[DO THIS]: Write the material out again in full, word for word. Do not include the pictures.

━━━━━━━━

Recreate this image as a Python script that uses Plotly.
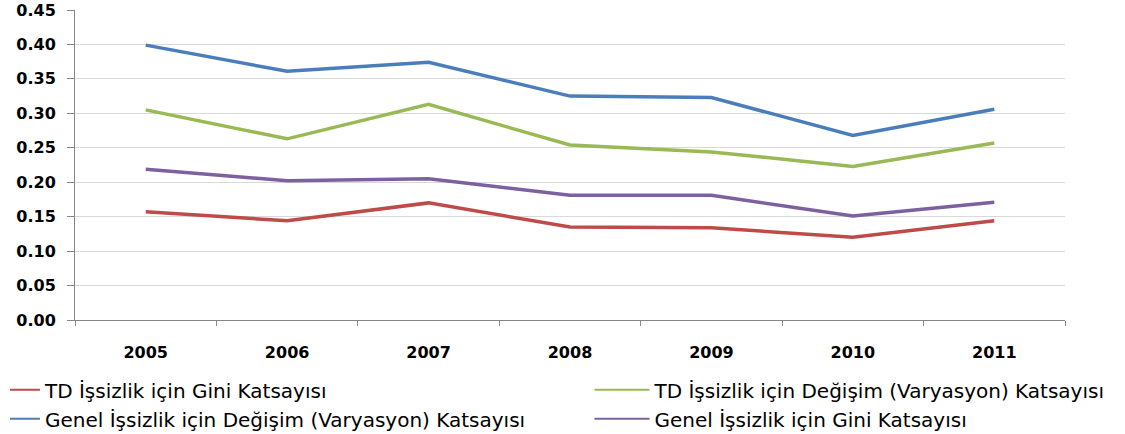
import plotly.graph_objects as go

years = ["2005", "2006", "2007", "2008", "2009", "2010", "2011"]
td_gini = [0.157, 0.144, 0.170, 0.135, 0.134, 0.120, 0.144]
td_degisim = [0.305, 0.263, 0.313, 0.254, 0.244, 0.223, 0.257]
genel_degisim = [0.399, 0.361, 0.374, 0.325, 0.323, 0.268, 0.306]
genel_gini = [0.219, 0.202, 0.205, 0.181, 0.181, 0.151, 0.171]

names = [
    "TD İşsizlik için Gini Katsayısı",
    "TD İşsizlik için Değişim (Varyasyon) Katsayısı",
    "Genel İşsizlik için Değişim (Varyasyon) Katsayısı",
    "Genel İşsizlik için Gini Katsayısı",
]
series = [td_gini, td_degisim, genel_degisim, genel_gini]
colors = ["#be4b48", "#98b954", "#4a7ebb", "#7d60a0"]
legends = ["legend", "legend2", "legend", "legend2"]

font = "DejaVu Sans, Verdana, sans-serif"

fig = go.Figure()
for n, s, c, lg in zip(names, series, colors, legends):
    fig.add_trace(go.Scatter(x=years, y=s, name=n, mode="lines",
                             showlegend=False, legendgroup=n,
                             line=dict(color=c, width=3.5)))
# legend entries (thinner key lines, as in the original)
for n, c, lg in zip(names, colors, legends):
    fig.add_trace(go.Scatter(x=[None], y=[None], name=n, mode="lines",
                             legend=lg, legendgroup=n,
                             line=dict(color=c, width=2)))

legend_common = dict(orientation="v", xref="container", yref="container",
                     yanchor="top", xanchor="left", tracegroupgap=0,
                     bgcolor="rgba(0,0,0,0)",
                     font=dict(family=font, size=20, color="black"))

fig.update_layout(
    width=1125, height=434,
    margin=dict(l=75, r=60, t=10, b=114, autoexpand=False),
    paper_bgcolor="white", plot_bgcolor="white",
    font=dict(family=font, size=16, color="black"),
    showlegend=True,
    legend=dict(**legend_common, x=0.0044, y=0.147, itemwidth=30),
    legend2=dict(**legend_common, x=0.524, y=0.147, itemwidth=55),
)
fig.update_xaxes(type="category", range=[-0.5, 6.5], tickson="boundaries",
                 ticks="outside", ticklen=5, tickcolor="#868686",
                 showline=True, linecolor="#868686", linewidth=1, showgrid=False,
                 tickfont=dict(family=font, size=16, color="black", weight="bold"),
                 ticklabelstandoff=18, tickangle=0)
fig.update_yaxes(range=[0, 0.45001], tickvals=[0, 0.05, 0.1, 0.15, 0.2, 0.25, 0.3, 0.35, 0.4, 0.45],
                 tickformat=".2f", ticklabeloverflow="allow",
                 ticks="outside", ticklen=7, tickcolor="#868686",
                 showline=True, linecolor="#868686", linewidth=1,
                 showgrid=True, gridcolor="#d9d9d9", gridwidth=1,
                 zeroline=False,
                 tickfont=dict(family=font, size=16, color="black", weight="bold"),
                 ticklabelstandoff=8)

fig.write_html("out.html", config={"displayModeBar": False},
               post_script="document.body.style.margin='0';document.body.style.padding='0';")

━━━━━━━━

[WRITTEN ANSWER]:
Recreate this image as a Python script that uses Plotly.
import plotly.graph_objects as go

years = ["2005", "2006", "2007", "2008", "2009", "2010", "2011"]
td_gini = [0.157, 0.144, 0.170, 0.135, 0.134, 0.120, 0.144]
td_degisim = [0.305, 0.263, 0.313, 0.254, 0.244, 0.223, 0.257]
genel_degisim = [0.399, 0.361, 0.374, 0.325, 0.323, 0.268, 0.306]
genel_gini = [0.219, 0.202, 0.205, 0.181, 0.181, 0.151, 0.171]

names = [
    "TD İşsizlik için Gini Katsayısı",
    "TD İşsizlik için Değişim (Varyasyon) Katsayısı",
    "Genel İşsizlik için Değişim (Varyasyon) Katsayısı",
    "Genel İşsizlik için Gini Katsayısı",
]
series = [td_gini, td_degisim, genel_degisim, genel_gini]
colors = ["#be4b48", "#98b954", "#4a7ebb", "#7d60a0"]
legends = ["legend", "legend2", "legend", "legend2"]

font = "DejaVu Sans, Verdana, sans-serif"

fig = go.Figure()
for n, s, c, lg in zip(names, series, colors, legends):
    fig.add_trace(go.Scatter(x=years, y=s, name=n, mode="lines",
                             showlegend=False, legendgroup=n,
                             line=dict(color=c, width=3.5)))
# legend entries (thinner key lines, as in the original)
for n, c, lg in zip(names, colors, legends):
    fig.add_trace(go.Scatter(x=[None], y=[None], name=n, mode="lines",
                             legend=lg, legendgroup=n,
                             line=dict(color=c, width=2)))

legend_common = dict(orientation="v", xref="container", yref="container",
                     yanchor="top", xanchor="left", tracegroupgap=0,
                     bgcolor="rgba(0,0,0,0)",
                     font=dict(family=font, size=20, color="black"))

fig.update_layout(
    width=1125, height=434,
    margin=dict(l=75, r=60, t=10, b=114, autoexpand=False),
    paper_bgcolor="white", plot_bgcolor="white",
    font=dict(family=font, size=16, color="black"),
    showlegend=True,
    legend=dict(**legend_common, x=0.0044, y=0.147, itemwidth=30),
    legend2=dict(**legend_common, x=0.524, y=0.147, itemwidth=55),
)
fig.update_xaxes(type="category", range=[-0.5, 6.5], tickson="boundaries",
                 ticks="outside", ticklen=5, tickcolor="#868686",
                 showline=True, linecolor="#868686", linewidth=1, showgrid=False,
                 tickfont=dict(family=font, size=16, color="black", weight="bold"),
                 ticklabelstandoff=18, tickangle=0)
fig.update_yaxes(range=[0, 0.45001], tickvals=[0, 0.05, 0.1, 0.15, 0.2, 0.25, 0.3, 0.35, 0.4, 0.45],
                 tickformat=".2f", ticklabeloverflow="allow",
                 ticks="outside", ticklen=7, tickcolor="#868686",
                 showline=True, linecolor="#868686", linewidth=1,
                 showgrid=True, gridcolor="#d9d9d9", gridwidth=1,
                 zeroline=False,
                 tickfont=dict(family=font, size=16, color="black", weight="bold"),
                 ticklabelstandoff=8)

fig.write_html("out.html", config={"displayModeBar": False},
               post_script="document.body.style.margin='0';document.body.style.padding='0';")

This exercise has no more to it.